begin Supplied information

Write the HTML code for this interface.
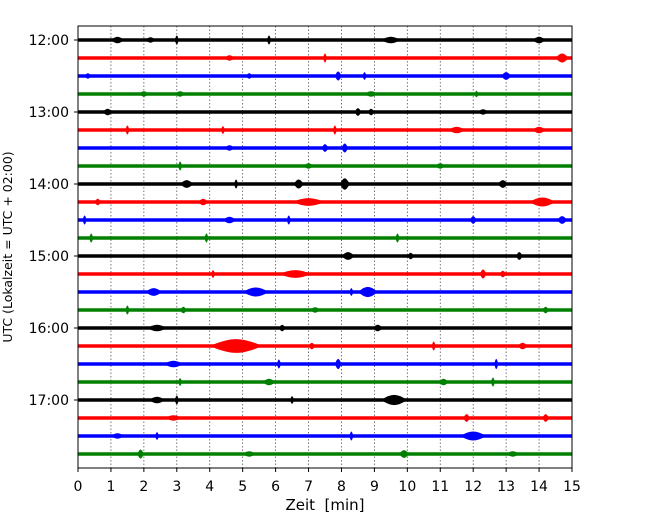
<!DOCTYPE html>
<html><head><meta charset="utf-8"><style>
body{margin:0;background:#fff}
svg text{font-family:"DejaVu Sans","Liberation Sans",sans-serif;font-size:14px;fill:#000}
</style></head><body>
<svg id="chart" width="650" height="520" xmlns="http://www.w3.org/2000/svg">
<g id="grid"></g>
<g id="traces"></g>
<rect x="78" y="26" width="494" height="442" fill="none" stroke="#000" stroke-width="1"/>
<g id="axes"></g>
<text x="325" y="510" text-anchor="middle" style="font-size:15px">Zeit&#160; [min]</text>
<text transform="translate(12,247) rotate(-90)" text-anchor="middle" style="font-size:12.5px">UTC (Lokalzeit = UTC + 02:00)</text>
</svg>
<script>
const xTicks=[0,1,2,3,4,5,6,7,8,9,10,11,12,13,14,15];
const yTickLabels=["12:00","13:00","14:00","15:00","16:00","17:00"];
const traceColors=["#000000","#ff0000","#0000ff","#008000"];
// events per trace: [minute, amplitude(px), duration(min)]
const events=[
[[1.2,3,.4],[2.2,2,.3],[3.0,5,.1],[5.8,5,.1],[9.5,3,.6],[14.0,3,.4]],
[[7.5,5,.1],[14.7,5,.4],[4.6,2,.3]],
[[7.9,5,.2],[8.7,4,.1],[13.0,4,.3],[5.2,2,.2],[.3,2,.2]],
[[2.0,2,.3],[3.1,2,.3],[8.9,2,.4],[12.1,3,.1]],
[[.9,3,.3],[8.5,4,.2],[8.9,3,.2],[12.3,2,.3]],
[[1.5,5,.1],[4.4,4,.1],[7.8,5,.1],[11.5,3,.5],[14.0,3,.4]],
[[7.5,4,.2],[8.1,5,.2],[4.6,2,.3]],
[[3.1,5,.1],[7.0,2,.3],[11.0,2,.3]],
[[3.3,4,.4],[4.8,5,.1],[6.7,5,.3],[8.1,7,.3],[12.9,4,.3]],
[[.6,3,.2],[3.8,3,.3],[7.0,4,1.0],[14.1,5,.8]],
[[.2,5,.1],[4.6,3,.4],[6.4,5,.1],[12.0,4,.2],[14.7,4,.3]],
[[.4,5,.1],[3.9,5,.1],[9.7,5,.1]],
[[8.2,4,.4],[10.1,3,.2],[13.4,4,.2]],
[[4.1,4,.1],[6.6,4,1.0],[12.3,5,.2],[12.9,3,.2]],
[[2.3,4,.5],[5.4,5,.8],[8.3,4,.1],[8.8,6,.6]],
[[1.5,5,.1],[3.2,3,.2],[7.2,2,.3],[14.2,3,.2]],
[[2.4,3,.6],[6.2,3,.2],[9.1,3,.3]],
[[4.8,9,1.6],[7.1,3,.2],[10.8,5,.1],[13.5,3,.3]],
[[2.9,3,.6],[6.1,5,.1],[7.9,6,.2],[12.7,6,.1]],
[[3.1,4,.1],[5.8,3,.4],[11.1,3,.3],[12.6,5,.1]],
[[2.4,3,.5],[3.0,5,.1],[6.5,4,.1],[9.6,6,.8]],
[[2.9,2,.5],[11.8,4,.2],[14.2,4,.2]],
[[1.2,2,.4],[2.4,4,.1],[8.3,5,.1],[12.0,5,.8]],
[[1.9,5,.2],[5.2,2,.4],[9.9,4,.3],[13.2,2,.4]]
];
const NS="http://www.w3.org/2000/svg";
const X0=78,X1=572,Y0=40,DY=18;
const xs=m=>X0+(X1-X0)*m/15;
const ys=i=>Y0+DY*i;
const grid=document.getElementById('grid'),tr=document.getElementById('traces'),ax=document.getElementById('axes');
function mk(tag,attrs,parent){const e=document.createElementNS(NS,tag);for(const k in attrs)e.setAttribute(k,attrs[k]);parent.appendChild(e);return e;}
xTicks.forEach(t=>{
  if(t>0&&t<15){const g=mk('line',{x1:xs(t),x2:xs(t),y1:26,y2:468,stroke:'#555','stroke-width':.8,'stroke-dasharray':'1.5,2'},grid);
  
  }
  const tk=mk('line',{x1:xs(t),x2:xs(t),y1:468,y2:472,stroke:'#000'},ax);
  
  
  const lb=mk('text',{x:xs(t),y:491,'text-anchor':'middle'},ax);lb.textContent=t;
  
  
});
yTickLabels.forEach((l,k)=>{
  const y=ys(k*4);
  const tk=mk('line',{x1:74,x2:78,y1:y,y2:y,stroke:'#000'},ax);
  
  
  const lb=mk('text',{x:69,y:y+5,'text-anchor':'end'},ax);lb.textContent=l;
  
  
});
events.forEach((ev,i)=>{
  const y=ys(i),c=traceColors[i%4];
  const g=mk('g',{},tr);
  
  
  mk('rect',{x:X0,y:y-1.75,width:X1-X0,height:3.5,fill:c},g);
  ev.forEach(e=>{
    const [m,a,d]=e;const cx=xs(m),hw=Math.max(2,(X1-X0)*d/30),h=a*0.6+1.5;
    const p=mk('path',{d:`M${cx-hw},${y} Q${cx-hw*0.4},${y-h} ${cx},${y-h} Q${cx+hw*0.4},${y-h} ${cx+hw},${y} Q${cx+hw*0.4},${y+h} ${cx},${y+h} Q${cx-hw*0.4},${y+h} ${cx-hw},${y}Z`,fill:c},g);
    
    
  });
});
</script>
</body></html>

end Supplied information

## Given problem
Give the material again exactly as it is, but keep the pictures out.

## Result
Write the HTML code for this interface.
<!DOCTYPE html>
<html><head><meta charset="utf-8"><style>
body{margin:0;background:#fff}
svg text{font-family:"DejaVu Sans","Liberation Sans",sans-serif;font-size:14px;fill:#000}
</style></head><body>
<svg id="chart" width="650" height="520" xmlns="http://www.w3.org/2000/svg">
<g id="grid"></g>
<g id="traces"></g>
<rect x="78" y="26" width="494" height="442" fill="none" stroke="#000" stroke-width="1"/>
<g id="axes"></g>
<text x="325" y="510" text-anchor="middle" style="font-size:15px">Zeit&#160; [min]</text>
<text transform="translate(12,247) rotate(-90)" text-anchor="middle" style="font-size:12.5px">UTC (Lokalzeit = UTC + 02:00)</text>
</svg>
<script>
const xTicks=[0,1,2,3,4,5,6,7,8,9,10,11,12,13,14,15];
const yTickLabels=["12:00","13:00","14:00","15:00","16:00","17:00"];
const traceColors=["#000000","#ff0000","#0000ff","#008000"];
// events per trace: [minute, amplitude(px), duration(min)]
const events=[
[[1.2,3,.4],[2.2,2,.3],[3.0,5,.1],[5.8,5,.1],[9.5,3,.6],[14.0,3,.4]],
[[7.5,5,.1],[14.7,5,.4],[4.6,2,.3]],
[[7.9,5,.2],[8.7,4,.1],[13.0,4,.3],[5.2,2,.2],[.3,2,.2]],
[[2.0,2,.3],[3.1,2,.3],[8.9,2,.4],[12.1,3,.1]],
[[.9,3,.3],[8.5,4,.2],[8.9,3,.2],[12.3,2,.3]],
[[1.5,5,.1],[4.4,4,.1],[7.8,5,.1],[11.5,3,.5],[14.0,3,.4]],
[[7.5,4,.2],[8.1,5,.2],[4.6,2,.3]],
[[3.1,5,.1],[7.0,2,.3],[11.0,2,.3]],
[[3.3,4,.4],[4.8,5,.1],[6.7,5,.3],[8.1,7,.3],[12.9,4,.3]],
[[.6,3,.2],[3.8,3,.3],[7.0,4,1.0],[14.1,5,.8]],
[[.2,5,.1],[4.6,3,.4],[6.4,5,.1],[12.0,4,.2],[14.7,4,.3]],
[[.4,5,.1],[3.9,5,.1],[9.7,5,.1]],
[[8.2,4,.4],[10.1,3,.2],[13.4,4,.2]],
[[4.1,4,.1],[6.6,4,1.0],[12.3,5,.2],[12.9,3,.2]],
[[2.3,4,.5],[5.4,5,.8],[8.3,4,.1],[8.8,6,.6]],
[[1.5,5,.1],[3.2,3,.2],[7.2,2,.3],[14.2,3,.2]],
[[2.4,3,.6],[6.2,3,.2],[9.1,3,.3]],
[[4.8,9,1.6],[7.1,3,.2],[10.8,5,.1],[13.5,3,.3]],
[[2.9,3,.6],[6.1,5,.1],[7.9,6,.2],[12.7,6,.1]],
[[3.1,4,.1],[5.8,3,.4],[11.1,3,.3],[12.6,5,.1]],
[[2.4,3,.5],[3.0,5,.1],[6.5,4,.1],[9.6,6,.8]],
[[2.9,2,.5],[11.8,4,.2],[14.2,4,.2]],
[[1.2,2,.4],[2.4,4,.1],[8.3,5,.1],[12.0,5,.8]],
[[1.9,5,.2],[5.2,2,.4],[9.9,4,.3],[13.2,2,.4]]
];
const NS="http://www.w3.org/2000/svg";
const X0=78,X1=572,Y0=40,DY=18;
const xs=m=>X0+(X1-X0)*m/15;
const ys=i=>Y0+DY*i;
const grid=document.getElementById('grid'),tr=document.getElementById('traces'),ax=document.getElementById('axes');
function mk(tag,attrs,parent){const e=document.createElementNS(NS,tag);for(const k in attrs)e.setAttribute(k,attrs[k]);parent.appendChild(e);return e;}
xTicks.forEach(t=>{
  if(t>0&&t<15){const g=mk('line',{x1:xs(t),x2:xs(t),y1:26,y2:468,stroke:'#555','stroke-width':.8,'stroke-dasharray':'1.5,2'},grid);
  
  }
  const tk=mk('line',{x1:xs(t),x2:xs(t),y1:468,y2:472,stroke:'#000'},ax);
  
  
  const lb=mk('text',{x:xs(t),y:491,'text-anchor':'middle'},ax);lb.textContent=t;
  
  
});
yTickLabels.forEach((l,k)=>{
  const y=ys(k*4);
  const tk=mk('line',{x1:74,x2:78,y1:y,y2:y,stroke:'#000'},ax);
  
  
  const lb=mk('text',{x:69,y:y+5,'text-anchor':'end'},ax);lb.textContent=l;
  
  
});
events.forEach((ev,i)=>{
  const y=ys(i),c=traceColors[i%4];
  const g=mk('g',{},tr);
  
  
  mk('rect',{x:X0,y:y-1.75,width:X1-X0,height:3.5,fill:c},g);
  ev.forEach(e=>{
    const [m,a,d]=e;const cx=xs(m),hw=Math.max(2,(X1-X0)*d/30),h=a*0.6+1.5;
    const p=mk('path',{d:`M${cx-hw},${y} Q${cx-hw*0.4},${y-h} ${cx},${y-h} Q${cx+hw*0.4},${y-h} ${cx+hw},${y} Q${cx+hw*0.4},${y+h} ${cx},${y+h} Q${cx-hw*0.4},${y+h} ${cx-hw},${y}Z`,fill:c},g);
    
    
  });
});
</script>
</body></html>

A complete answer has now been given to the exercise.